▸ What to work on
Everything from the first line down to the line containing "length=3, width=1, pad=12)" is to be retyped exactly, both ends included, with pictures left out.
>> START Data section
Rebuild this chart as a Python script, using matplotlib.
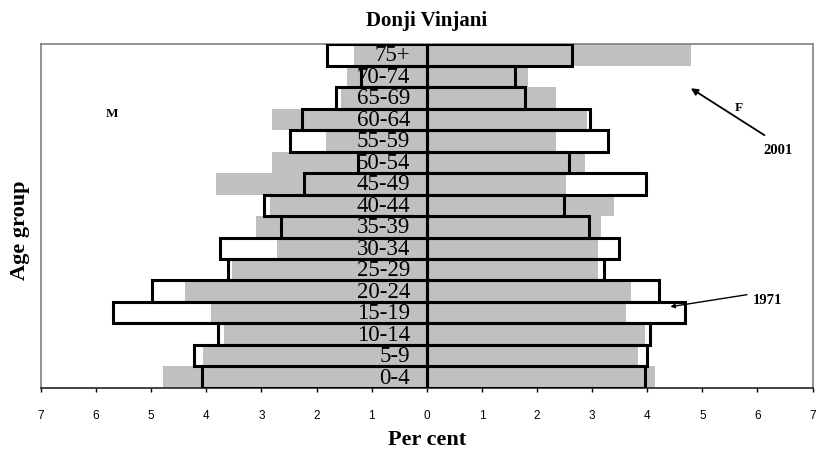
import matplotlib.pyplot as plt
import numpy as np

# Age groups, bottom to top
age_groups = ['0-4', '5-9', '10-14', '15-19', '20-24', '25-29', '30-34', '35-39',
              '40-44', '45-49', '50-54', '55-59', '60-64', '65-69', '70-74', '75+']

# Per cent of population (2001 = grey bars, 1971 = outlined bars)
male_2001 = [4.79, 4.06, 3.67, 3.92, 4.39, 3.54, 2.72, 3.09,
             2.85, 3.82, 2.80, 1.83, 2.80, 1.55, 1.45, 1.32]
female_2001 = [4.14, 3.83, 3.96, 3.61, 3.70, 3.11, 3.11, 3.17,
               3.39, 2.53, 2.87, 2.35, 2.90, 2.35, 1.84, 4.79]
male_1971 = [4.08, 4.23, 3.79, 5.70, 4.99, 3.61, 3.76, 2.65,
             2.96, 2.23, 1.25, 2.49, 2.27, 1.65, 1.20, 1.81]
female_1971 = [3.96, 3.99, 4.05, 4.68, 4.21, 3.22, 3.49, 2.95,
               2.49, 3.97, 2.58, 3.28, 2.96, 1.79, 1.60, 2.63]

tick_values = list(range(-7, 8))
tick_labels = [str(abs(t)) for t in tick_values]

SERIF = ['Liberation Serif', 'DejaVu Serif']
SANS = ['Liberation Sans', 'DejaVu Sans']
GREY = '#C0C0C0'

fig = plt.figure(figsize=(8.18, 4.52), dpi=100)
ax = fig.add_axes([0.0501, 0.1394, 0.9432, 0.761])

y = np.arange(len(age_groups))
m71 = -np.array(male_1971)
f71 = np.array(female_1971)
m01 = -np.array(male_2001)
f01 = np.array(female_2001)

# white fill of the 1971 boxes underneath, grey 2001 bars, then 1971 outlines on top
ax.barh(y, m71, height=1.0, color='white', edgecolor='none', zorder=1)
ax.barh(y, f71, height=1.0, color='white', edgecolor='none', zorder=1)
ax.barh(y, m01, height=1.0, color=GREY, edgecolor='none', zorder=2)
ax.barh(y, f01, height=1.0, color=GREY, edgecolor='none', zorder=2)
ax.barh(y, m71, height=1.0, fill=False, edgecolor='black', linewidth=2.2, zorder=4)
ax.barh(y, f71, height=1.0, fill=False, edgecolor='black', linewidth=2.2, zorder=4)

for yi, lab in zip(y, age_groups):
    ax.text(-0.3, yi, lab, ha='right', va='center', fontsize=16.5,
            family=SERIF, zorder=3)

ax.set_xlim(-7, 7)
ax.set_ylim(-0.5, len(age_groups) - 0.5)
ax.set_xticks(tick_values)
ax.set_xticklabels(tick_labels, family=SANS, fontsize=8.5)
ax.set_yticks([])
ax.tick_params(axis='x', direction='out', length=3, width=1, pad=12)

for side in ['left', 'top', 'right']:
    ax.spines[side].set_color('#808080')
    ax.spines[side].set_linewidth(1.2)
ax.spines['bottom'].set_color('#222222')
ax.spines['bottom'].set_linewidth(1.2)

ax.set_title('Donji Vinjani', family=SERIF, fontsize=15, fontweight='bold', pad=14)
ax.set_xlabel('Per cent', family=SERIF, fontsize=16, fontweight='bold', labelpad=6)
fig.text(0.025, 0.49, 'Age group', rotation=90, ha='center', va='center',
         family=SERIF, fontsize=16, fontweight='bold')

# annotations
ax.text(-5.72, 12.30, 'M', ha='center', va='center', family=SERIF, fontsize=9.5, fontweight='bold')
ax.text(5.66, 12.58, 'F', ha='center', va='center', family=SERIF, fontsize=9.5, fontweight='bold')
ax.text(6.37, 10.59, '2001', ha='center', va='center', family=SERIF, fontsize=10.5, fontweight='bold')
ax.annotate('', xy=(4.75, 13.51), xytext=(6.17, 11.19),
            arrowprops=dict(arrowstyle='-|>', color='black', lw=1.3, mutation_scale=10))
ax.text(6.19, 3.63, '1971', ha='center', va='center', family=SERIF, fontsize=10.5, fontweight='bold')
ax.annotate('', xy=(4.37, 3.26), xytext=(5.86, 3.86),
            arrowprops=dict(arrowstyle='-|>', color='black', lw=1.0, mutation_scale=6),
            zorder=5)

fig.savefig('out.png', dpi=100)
>> END Data section
▸ Output
Rebuild this chart as a Python script, using matplotlib.
import matplotlib.pyplot as plt
import numpy as np

# Age groups, bottom to top
age_groups = ['0-4', '5-9', '10-14', '15-19', '20-24', '25-29', '30-34', '35-39',
              '40-44', '45-49', '50-54', '55-59', '60-64', '65-69', '70-74', '75+']

# Per cent of population (2001 = grey bars, 1971 = outlined bars)
male_2001 = [4.79, 4.06, 3.67, 3.92, 4.39, 3.54, 2.72, 3.09,
             2.85, 3.82, 2.80, 1.83, 2.80, 1.55, 1.45, 1.32]
female_2001 = [4.14, 3.83, 3.96, 3.61, 3.70, 3.11, 3.11, 3.17,
               3.39, 2.53, 2.87, 2.35, 2.90, 2.35, 1.84, 4.79]
male_1971 = [4.08, 4.23, 3.79, 5.70, 4.99, 3.61, 3.76, 2.65,
             2.96, 2.23, 1.25, 2.49, 2.27, 1.65, 1.20, 1.81]
female_1971 = [3.96, 3.99, 4.05, 4.68, 4.21, 3.22, 3.49, 2.95,
               2.49, 3.97, 2.58, 3.28, 2.96, 1.79, 1.60, 2.63]

tick_values = list(range(-7, 8))
tick_labels = [str(abs(t)) for t in tick_values]

SERIF = ['Liberation Serif', 'DejaVu Serif']
SANS = ['Liberation Sans', 'DejaVu Sans']
GREY = '#C0C0C0'

fig = plt.figure(figsize=(8.18, 4.52), dpi=100)
ax = fig.add_axes([0.0501, 0.1394, 0.9432, 0.761])

y = np.arange(len(age_groups))
m71 = -np.array(male_1971)
f71 = np.array(female_1971)
m01 = -np.array(male_2001)
f01 = np.array(female_2001)

# white fill of the 1971 boxes underneath, grey 2001 bars, then 1971 outlines on top
ax.barh(y, m71, height=1.0, color='white', edgecolor='none', zorder=1)
ax.barh(y, f71, height=1.0, color='white', edgecolor='none', zorder=1)
ax.barh(y, m01, height=1.0, color=GREY, edgecolor='none', zorder=2)
ax.barh(y, f01, height=1.0, color=GREY, edgecolor='none', zorder=2)
ax.barh(y, m71, height=1.0, fill=False, edgecolor='black', linewidth=2.2, zorder=4)
ax.barh(y, f71, height=1.0, fill=False, edgecolor='black', linewidth=2.2, zorder=4)

for yi, lab in zip(y, age_groups):
    ax.text(-0.3, yi, lab, ha='right', va='center', fontsize=16.5,
            family=SERIF, zorder=3)

ax.set_xlim(-7, 7)
ax.set_ylim(-0.5, len(age_groups) - 0.5)
ax.set_xticks(tick_values)
ax.set_xticklabels(tick_labels, family=SANS, fontsize=8.5)
ax.set_yticks([])
ax.tick_params(axis='x', direction='out', length=3, width=1, pad=12)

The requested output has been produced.